“A música é um instrumento de mudança dentro da gente”, diz Mestre Ivamar

FONTEPor Eduardo Silva, de ECOA
O arte-educador Ivamar dos Santos, conhecido como Mestre Ivamar, no documentário "Sinfonias Negras" (Foto: UOL)

Unido pelos quilombos do Amapá, no Norte do Brasil, e pela periferia da zona leste de São Paulo, na capital paulista, o pesquisador e arte-educador Mestre Ivamar dos Santos, 63, conta sua história de vida e trajetória dentro do movimento negro, sempre acompanhado pelo toque de tambores.

O título de mestre foi adotado carinhosamente para representar uma pessoa mais velha que repassa aprendizados e experiências acumuladas de tempos em tempos – a cada dez anos, segundo ele. “O ‘mestre’ nasce das minhas contações de histórias. São histórias dos quilombos e da minha trajetória na África”, comenta.

Nascido na Penha, bairro da zona leste paulistana, Ivamar vem de uma família de ativistas e é atuante no movimento negro desde os anos 1970. Na década seguinte, morou em Angola durante quatro anos e participou da Conferência de Durban, na África do Sul, promovida pela Organização das Nações Unidas contra o racismo e a xenofobia.

Já de volta ao Brasil, passou a trabalhar com quilombos pelo país e se mudou para a cidade de Macapá, onde viveu por mais 20 anos. Desde então, o trabalho de ensino da história da África, da música e da cultura dos quilombos e marajás do Amapá faz parte de sua vida.

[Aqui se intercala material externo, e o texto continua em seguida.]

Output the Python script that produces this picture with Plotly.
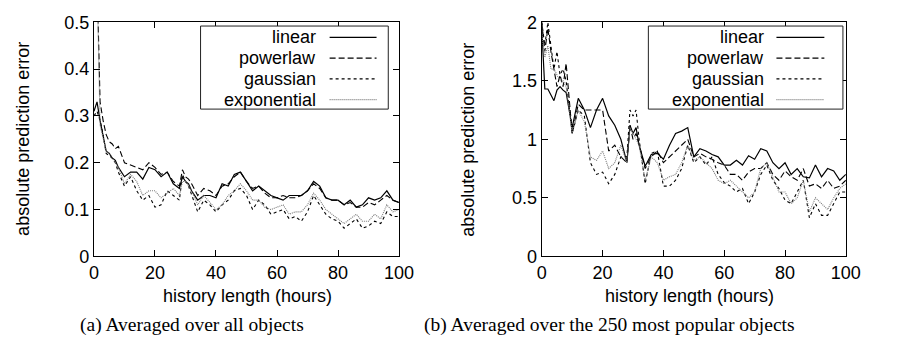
import plotly.graph_objects as go

W, H = 899, 356

# ---------------- data ----------------
hours = [0, 1, 2, 3, 4, 5, 6, 7, 8,
         10, 12, 14, 16, 18, 20, 22, 24, 26, 28,
         29, 30, 31,
         32, 34, 36, 38, 40, 42, 44, 46, 48, 50,
         52, 54, 56, 58, 60, 62, 64, 66, 68, 70,
         72, 74, 76, 78, 80, 82, 84, 86, 88, 90,
         92, 94, 96, 98, 100]

series_names = ["linear", "powerlaw", "gaussian", "exponential"]

a_linear = [.31, .33, .29, .26, .225, .22, .21, .205, .19,
            .17, .18, .18, .165, .19, .185, .17, .18, .155, .145,
            .17, .16, .155,
            .14, .12, .13, .13, .125, .155, .15, .175, .18, .16,
            .14, .15, .14, .13, .125, .12, .13, .13, .13, .14,
            .16, .15, .125, .12, .12, .11, .12, .105, .11, .125,
            .12, .125, .14, .12, .115]
a_powerlaw = [.6, .6, .33, .29, .26, .245, .24, .23, .235,
              .20, .195, .19, .185, .20, .19, .175, .18, .16, .15,
              .185, .17, .165,
              .155, .13, .145, .14, .13, .15, .155, .17, .18, .16,
              .145, .15, .135, .125, .125, .13, .125, .125, .13, .14,
              .155, .145, .125, .12, .12, .11, .115, .105, .105, .115,
              .11, .12, .13, .12, .115]
a_gaussian = [.30, .31, .29, .26, .22, .215, .21, .20, .18,
              .15, .17, .14, .12, .13, .105, .11, .14, .13, .12,
              .175, .16, .15,
              .13, .095, .12, .11, .095, .11, .12, .14, .145, .13,
              .10, .12, .11, .09, .095, .10, .08, .085, .075, .095,
              .13, .11, .09, .08, .075, .06, .07, .08, .06, .065,
              .075, .07, .095, .085, .085]
a_exponential = [.6, .6, .28, .25, .225, .22, .21, .20, .19,
                 .155, .175, .16, .13, .14, .14, .125, .135, .145, .13,
                 .16, .16, .15,
                 .14, .11, .13, .115, .10, .11, .13, .14, .155, .14,
                 .12, .12, .105, .10, .105, .11, .09, .095, .095, .11,
                 .135, .12, .10, .09, .08, .07, .08, .09, .075, .075,
                 .09, .08, .11, .095, .10]

b_linear = [1.95, 1.43, 1.43, 1.38, 1.33, 1.42, 1.45, 1.42, 1.40,
            1.10, 1.35, 1.25, 1.10, 1.25, 1.35, 1.20, 1.12, 1.0, 0.80,
            1.12, 1.05, 1.10,
            0.95, 0.77, 0.87, 0.88, 0.83, 0.95, 1.05, 1.07, 1.10, 0.85,
            0.92, 0.90, 0.87, 0.85, 0.78, 0.78, 0.82, 0.78, 0.86, 0.83,
            0.92, 0.90, 0.80, 0.75, 0.80, 0.70, 0.75, 0.68, 0.67, 0.78,
            0.68, 0.75, 0.73, 0.65, 0.70]
b_powerlaw = [2.0, 1.75, 1.95, 1.75, 1.6, 1.45, 1.55, 1.45, 1.65,
              1.05, 1.30, 1.25, 1.25, 1.25, 1.25, 0.90, 0.95, 0.85, 0.80,
              1.12, 1.0, 1.05,
              0.95, 0.75, 0.85, 0.90, 0.80, 0.85, 0.90, 0.95, 1.0, 0.85,
              0.88, 0.85, 0.83, 0.80, 0.78, 0.70, 0.70, 0.65, 0.72, 0.75,
              0.75, 0.80, 0.70, 0.65, 0.73, 0.68, 0.65, 0.75, 0.60, 0.62,
              0.58, 0.65, 0.58, 0.60, 0.65]
b_gaussian = [2.0, 1.8, 2.0, 1.8, 1.6, 1.75, 1.55, 1.6, 1.5,
              1.05, 1.25, 1.20, 0.80, 0.70, 0.72, 0.62, 0.70, 0.85, 0.85,
              1.25, 1.20, 1.25,
              1.0, 0.62, 0.88, 0.90, 0.60, 0.60, 0.65, 0.75, 0.95, 0.80,
              0.85, 0.78, 0.85, 0.70, 0.63, 0.60, 0.55, 0.58, 0.45, 0.55,
              0.70, 0.78, 0.65, 0.58, 0.48, 0.45, 0.55, 0.65, 0.33, 0.45,
              0.35, 0.35, 0.45, 0.55, 0.55]
b_exponential = [1.9, 1.7, 1.8, 1.6, 1.6, 1.55, 1.5, 1.5, 1.45,
                 1.05, 1.25, 1.15, 0.85, 0.82, 0.90, 0.75, 0.80, 0.95, 0.80,
                 1.10, 1.05, 1.0,
                 0.95, 0.65, 0.85, 0.80, 0.65, 0.68, 0.70, 0.80, 0.95, 0.82,
                 0.85, 0.80, 0.75, 0.65, 0.62, 0.65, 0.60, 0.55, 0.50, 0.55,
                 0.75, 0.80, 0.68, 0.55, 0.55, 0.45, 0.50, 0.65, 0.38, 0.50,
                 0.45, 0.40, 0.50, 0.58, 0.62]

a_yticks = [0, 0.1, 0.2, 0.3, 0.4, 0.5]
a_yticktext = ["0", "0.1", "0.2", "0.3", "0.4", "0.5"]
b_yticks = [0, 0.5, 1, 1.5, 2]
b_yticktext = ["0", "0.5", "1", "1.5", "2"]
xticks = [0, 20, 40, 60, 80, 100]

x_title = "history length (hours)"
y_title = "absolute prediction error"
caption_a = "(a) Averaged over all objects"
caption_b = "(b) Averaged over the 250 most popular objects"

# ---------------- styles ----------------
styles = {
    "linear": dict(color="black", width=1.2, dash="solid"),
    "powerlaw": dict(color="black", width=1.1, dash="6px,3px"),
    "gaussian": dict(color="black", width=1.1, dash="3px,3px"),
    "exponential": dict(color="#7a7a7a", width=1.1, dash="1px,1px"),
}

def px(x):
    return x / W

def py(y):
    return 1 - y / H

fig = go.Figure()

a_data = [a_linear, a_powerlaw, a_gaussian, a_exponential]
b_data = [b_linear, b_powerlaw, b_gaussian, b_exponential]

for name, ys in zip(series_names, a_data):
    fig.add_trace(go.Scatter(x=hours, y=ys, mode="lines", name=name,
                             line=styles[name], xaxis="x", yaxis="y",
                             showlegend=False, cliponaxis=True))
for name, ys in zip(series_names, b_data):
    fig.add_trace(go.Scatter(x=hours, y=ys, mode="lines", name=name,
                             line=styles[name], xaxis="x2", yaxis="y2",
                             showlegend=False, cliponaxis=True))

FONT = "Liberation Sans, Arial, sans-serif"
tickfont = dict(family=FONT, size=18, color="black")

axis_common = dict(showline=True, linecolor="black", linewidth=1.2,
                   mirror="allticks", ticks="inside", ticklen=6,
                   tickcolor="black", tickwidth=1, showgrid=False,
                   zeroline=False, tickfont=tickfont, fixedrange=True)

yd = [py(261), py(13)]
fig.update_layout(
    width=W, height=H,
    margin=dict(l=0, r=0, t=0, b=0),
    paper_bgcolor="white", plot_bgcolor="white",
    xaxis=dict(domain=[px(91), px(403)], range=[0, 100], tickvals=xticks,
               anchor="y", **axis_common),
    yaxis=dict(domain=yd, range=[0, 0.5], tickvals=a_yticks,
               ticktext=a_yticktext, anchor="x", **axis_common),
    xaxis2=dict(domain=[px(549), px(860)], range=[0, 100], tickvals=xticks,
                anchor="y2", **axis_common),
    yaxis2=dict(domain=yd, range=[0, 2], tickvals=b_yticks,
                ticktext=b_yticktext, anchor="x2", **axis_common),
    showlegend=False,
)

ann = []
shapes = []
textfont = dict(family=FONT, size=18, color="black")

# axis titles
for cx in (248, 700):
    ann.append(dict(x=px(cx), y=py(303), xref="paper", yref="paper",
                    text=x_title, showarrow=False, font=textfont,
                    xanchor="center", yanchor="middle"))
for cx in (19, 474):
    ann.append(dict(x=px(cx), y=py(137), xref="paper", yref="paper",
                    text=y_title, showarrow=False, font=textfont,
                    textangle=-90, xanchor="center", yanchor="middle"))

# captions
capfont = dict(family="Liberation Serif, Times New Roman, serif", size=19.5,
               color="black")
ann.append(dict(x=px(191), y=py(334), xref="paper", yref="paper",
                text=caption_a, showarrow=False, font=capfont,
                xanchor="center", yanchor="middle"))
ann.append(dict(x=px(618), y=py(334), xref="paper", yref="paper",
                text=caption_b, showarrow=False, font=capfont,
                xanchor="center", yanchor="middle"))

# legends (gnuplot style: label right-aligned, sample on the right)
rows = [29, 51, 73, 95]
for (bx0, bx1, tx, lx0, lx1) in [(200, 392, 320, 332, 380),
                                 (658, 857, 778, 789, 838)]:
    shapes.append(dict(type="rect", xref="paper", yref="paper",
                       x0=px(bx0), x1=px(bx1), y0=py(105), y1=py(17),
                       line=dict(color="#222222", width=1),
                       fillcolor="white", layer="above"))
    for name, ry in zip(series_names, rows):
        ann.append(dict(x=px(tx), y=py(ry), xref="paper", yref="paper",
                        text=name, showarrow=False, font=textfont,
                        xanchor="right", yanchor="middle"))
        st = styles[name]
        shapes.append(dict(type="line", xref="paper", yref="paper",
                           x0=px(lx0), x1=px(lx1), y0=py(ry), y1=py(ry),
                           line=dict(color=st["color"], width=st["width"],
                                     dash=st["dash"]),
                           layer="above"))

fig.update_layout(annotations=ann, shapes=shapes)
fig.write_html("out.html")
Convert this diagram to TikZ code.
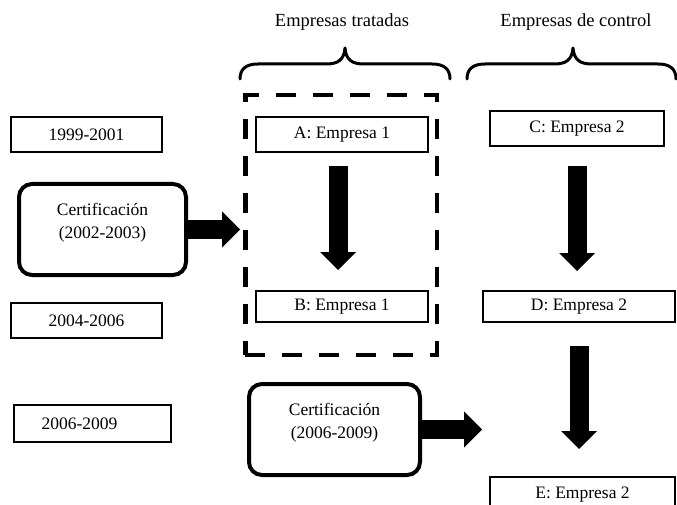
\documentclass[tikz,border=0pt]{standalone}
\usepackage{fontspec}
\setmainfont{Liberation Serif}
\usetikzlibrary{arrows.meta}
\begin{document}
\begin{tikzpicture}[x=1pt,y=-1pt,
  every node/.style={font=\fontsize{17.5}{23}\selectfont, inner sep=0pt},
  titletext/.style={font=\fontsize{18.5}{23}\selectfont},
  thinbox/.style={draw, line width=1.6pt, rectangle},
  certbox/.style={draw, line width=4pt, rounded corners=13pt, align=center},
  grpbox/.style={draw, line width=4.5pt, dash pattern=on 20pt off 17pt},
  bigarrow/.style={line width=19pt, -{Triangle[length=18pt,width=36pt,line width=0pt]}},
  bracestyle/.style={line width=3pt, line cap=round, line join=round},
  ]
\useasboundingbox (0,0) rectangle (677,505);

% titles
\node[titletext] (t1) at (342,22) {Empresas tratadas};
\node[titletext] (t2) at (576,22) {Empresas de control};

% braces
\draw[bracestyle] (240,79) .. controls (240,69) and (246,64) .. (258,64) -- (326,64)
  .. controls (338,64) and (344,60) .. (345,48)
  .. controls (346,60) and (352,64) .. (364,64) -- (432,64)
  .. controls (444,64) and (450,69) .. (450,79);
\draw[bracestyle] (467,79) .. controls (467,69) and (473,64) .. (485,64) -- (554,64)
  .. controls (566,64) and (572,60) .. (573,48)
  .. controls (574,60) and (580,64) .. (592,64) -- (658,64)
  .. controls (670,64) and (676,69) .. (676,79);

% period boxes
\node[thinbox, minimum width=151.4pt, minimum height=35.4pt] (y1) at (86.5,134.5) {1999-2001};
\node[thinbox, minimum width=151.4pt, minimum height=35.4pt] (y2) at (86.5,320.5) {2004-2006};
\node[thinbox, minimum width=157.4pt, minimum height=37.4pt] (y3) at (92.5,423.5) {\hspace*{-26pt}2006-2009};

% treated group
\node[grpbox, minimum width=191.5pt, minimum height=259.5pt] (grp) at (341,225) {};
\node[thinbox, minimum width=172.4pt, minimum height=35.4pt] (A) at (342,134.5) {A: Empresa 1};
\node[thinbox, minimum width=172.4pt, minimum height=31.4pt] (B) at (342,306.5) {B: Empresa 1};

% control group
\node[thinbox, minimum width=174.4pt, minimum height=35.4pt] (C) at (577,128.5) {C: Empresa 2};
\node[thinbox, minimum width=192.4pt, minimum height=31.4pt] (D) at (579,306.5) {D: Empresa 2};
\node[thinbox, minimum width=185.4pt, minimum height=35.4pt] (E) at (582.5,494.5) {E: Empresa 2};

% certification boxes
\node[certbox, minimum width=167pt, minimum height=91pt] (c1) at (102.5,229.5) {Certificación\\(2002-2003)\\[-6pt]};
\node[certbox, minimum width=171pt, minimum height=91pt] (c2) at (334.5,429.5) {Certificación\\(2006-2009)\\[-6pt]};

% arrows
\draw[bigarrow, shorten >=3pt] (c1.east) -- (c1.east -| grp.west);
\draw[bigarrow, shorten <=13pt, shorten >=20pt] ([xshift=-4pt]A.south) -- ([xshift=-4pt]B.north);
\draw[bigarrow, shorten <=19pt, shorten >=19pt] (C.south) -- (C.south |- D.north);
\draw[bigarrow, shorten <=23pt, shorten >=27pt] (D.south) -- (D.south |- E.north);
\draw[bigarrow, shorten >=7pt] (c2.east) -- (c2.east -| E.west);
\end{tikzpicture}
\end{document}
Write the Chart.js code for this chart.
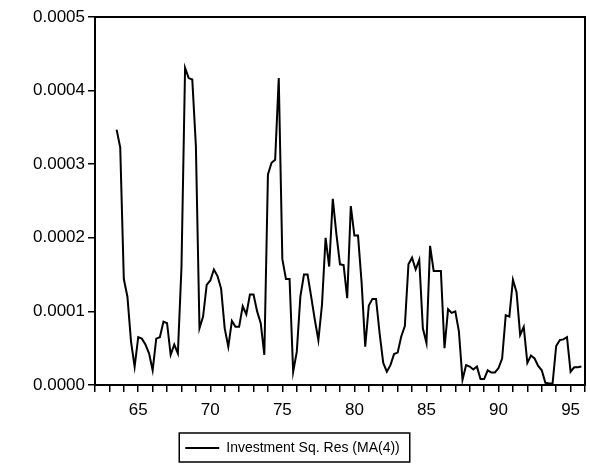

“A ancestralidade e a musicalidade são questões muito fortes. Ter a aproximação com o toque do tambor e o conhecimento do que a musicalidade negra representa para mim fez com que eu me incorporasse e me entendesse politicamente”, relata Ivamar.

A musicalidade que atravessa gerações é o tema do documentário “Sinfonias Negras”, que estreou na terça-feira (19) no UOL e tem Mestre Ivamar como protagonista, ao lado da cantora MC Dricka, 23, conhecida como a “rainha dos fluxos”. O encontro entre a jovem e o mais velho é conectado pela ancestralidade do tambor.

“A música é um instrumento de mudança dentro da gente. E nada mais importante do que discutir a musicalidade na ancestralidade e comparar com o contemporâneo periférico de hoje. É algo que me arrepia só de pensar”, diz Ivamar.

Os dois artistas discorrem sobre a importância dos tambores, tanto para os quilombos quanto para os beats do funk, para o samba, o reggae e o hip hop. Também participam do documentário a multi-instrumentista Bia Ferreira e o compositor Russo Passapusso, do BaianaSystem.

Símbolo de resistência e ancestralidade

Apaixonado pela Amazônia negra, Mestre Ivamar criou, em 2016, o coletivo Amazonizando – que atualmente conta com cerca de 60 integrantes, envolvidos direta ou indiretamente. O grupo realiza trabalhos sobre música, ancestralidade e empreendedorismo negro, tanto no Amapá quanto em São Paulo. Todos gratuitos e voltados para todas as idades.

“O Amazonizando busca lembrar que o empreendedorismo afro existe há muito tempo dentro dos quilombos, então fortalecemos isso ao ensinar sobre a dança e o toque, a construção e a história dos tambores”, explica. “Também é uma forma de garantir toda a tradição que o marabaixo [manifestação cultural afroamapaense] traz”.

Para ele, o toque do tambor representa, historicamente, a resistência de povos negros e a religiosidade de matriz africana. Assim sendo, é importante respeitar essa história dentro da musicalidade. “Então é de onde vem esse tambor, o que representa, para mim, estar dentro do bojo e o respeito que eu tenho com esse instrumento”, conta.

“Quando converso com a MC Dricka, percebo nela uma sede de saber. Ela quer aprender, quer conhecer, quer estar próxima e fazer parte da história. Ao mesmo tempo, vejo uma juventude nas periferias com um acesso [tecnológico] que não imaginávamos ter antes”, diz Mestre Ivamar.

“A musicalidade contemporânea periférica é uma mudança na cultura negra, acompanhada com todas as mudanças sociais que estão acontecendo no momento. E senti que a MC Dricka e a Bia Ferreira [cantora que faz participação especial no documentário] têm essa sede de buscar informações e se apropriar desse conhecimento para poder repassá-lo”, finaliza.

A produção do documentário “Sinfonias Negras” é idealizada e realizada pela A Visionária Lab, em parceria com Ecoa e MOV.